In the meantime, immigrants’ rights advocates like Bookey say people with legitimate asylum claims are getting swept up in the mass expulsions. “It’s totally unprecedented for administrations to use this kind of statute with people seeking protection,” she says. “Seeking asylum in the United States at our border, whether it’s at an official port of entry or outside an official port of entry, is totally legal.”

The United Nations has even indicated that the practice of expelling individuals without screening for asylum needs might violate international law. “The summary, mass expulsion of individuals currently underway without screening for protection needs is inconsistent with international norms” said Filippo Grandi, the UN’s highest ranking official on refugees, on September 21. He said Title 42 could constitute a violation of people’s right to non-refoulement, a principle that guarantees no one should be returned to a country where they could face torture or other irreparable harm.

A Haitian migrant is detained by Mexican immigration agents in downtown Ciudad Acuña, Mexico after Mexican authorities began to round up migrants on the streets and in hotels to stem the influx of the thousands who made their way to the border city in an attempt to enter the U.S. through Del Rio, Texas.

A legacy of detention

Haitians are only one group seeking entry into the United States. But the amassment of so many at the Del Rio port of entry has plunged them into the spotlight. Bookey says Haitian migrants have long been painted as people in search of economic opportunity, not valid protection under asylum laws: “That couldn’t be further from the truth. I think there’s been a concerted effort to paint Haitians as economic migrants as a justification to deny them protection.”

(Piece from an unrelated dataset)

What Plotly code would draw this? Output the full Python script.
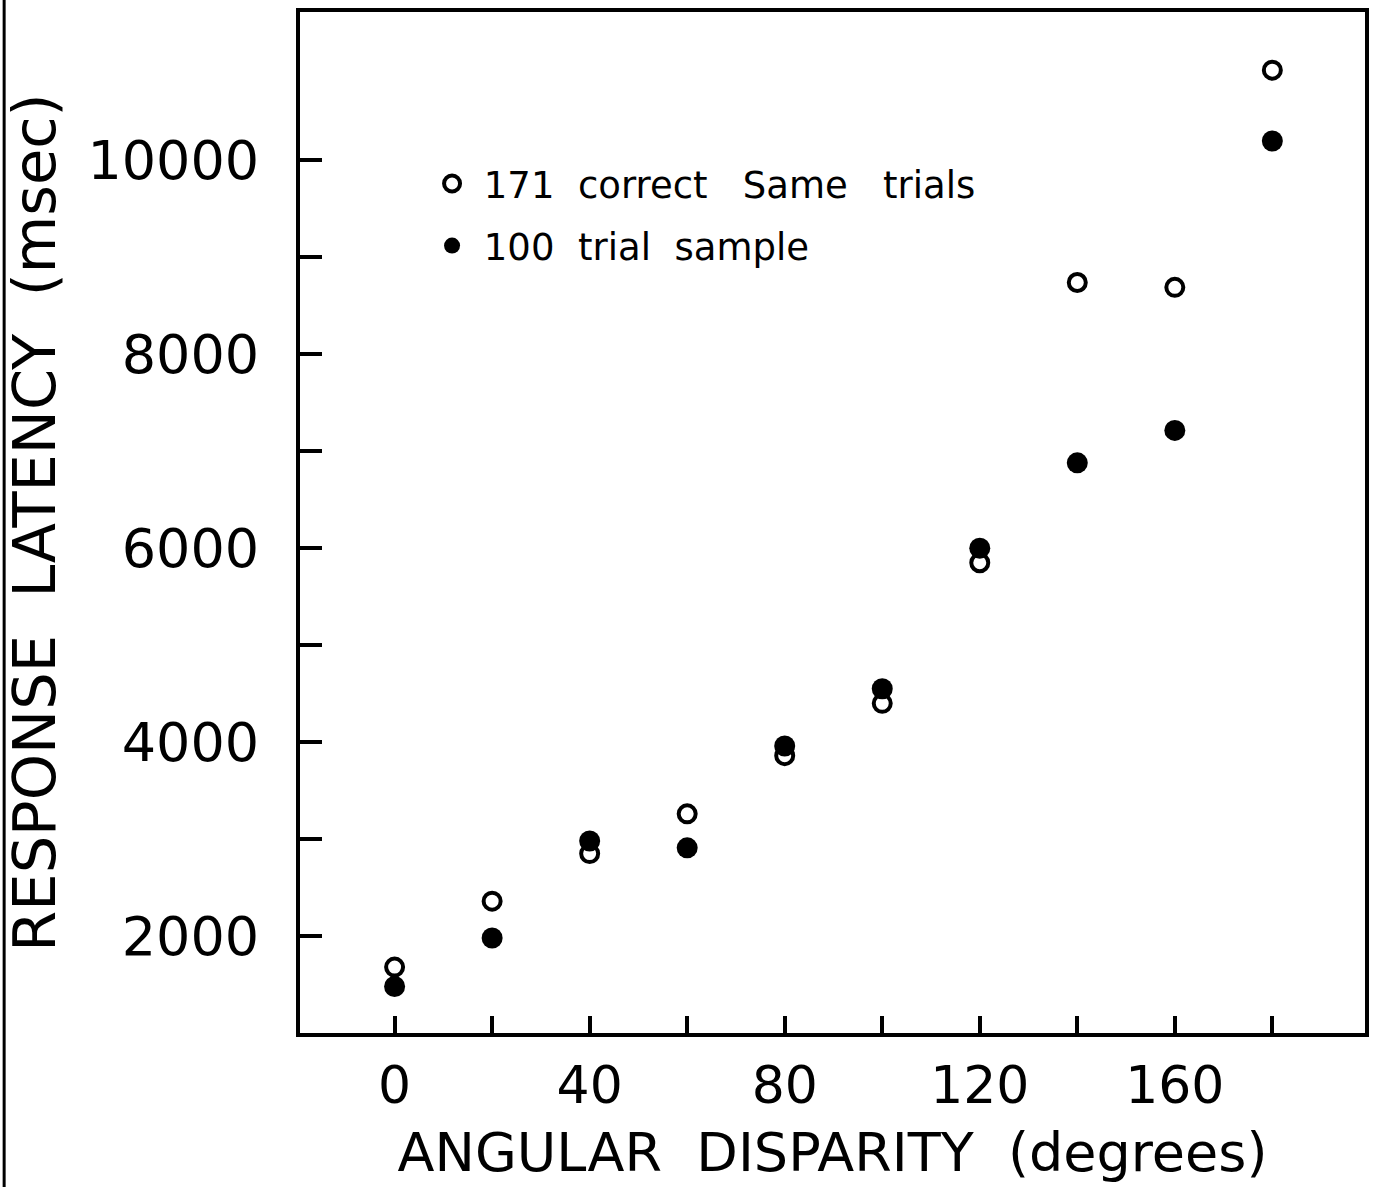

It is not the first time large numbers of Haitians seeking U.S. entry have been detained and ultimately deported.

“Our detention system began with Haitians,” says Patrice Lawrence, co-director of the UndocuBlack Network, a nonprofit network of current and formerly undocumented Black people that advocates for migrants from across the Black diaspora. Lawrence cites the indefinite detentions of Haitian migrants escaping political instability and violence in the 1980s and 1990s.

More than 10,000 of them were intercepted at sea en route to the U.S. and detained at Guantanamo Bay Naval Base in Cuba; the vast majority were denied political asylum and returned to Haiti.

U.S. immigration laws have not evolved to match the reality of mass migrations and modern displacement, says Yale-Loehr. “The United States has to realize that more people are on the move in the world than ever before. We’re never going to be able to shut off our borders.” Those who are forcibly returned to Haiti will be forced to pursue other avenues to immigration, most of which are backlogged.

 Officials say they expect to have removed all of the migrants from Del Rio within days. But it will take much longer for them to rebuild their lives. “People cannot just pull themselves up by their bootstraps and be fine,” says Lawrence. “This is not a crisis. This is a catastrophe.”

A Haitian migrant crosses the Rio Grande from Ciudad Acuña, Mexico to Del Rio, Texas on September 19, 2021. Thousands of Haitian migrants have been arriving in Del Rio, Texas, as authorities attempt to close the border to stem the flow of migrants.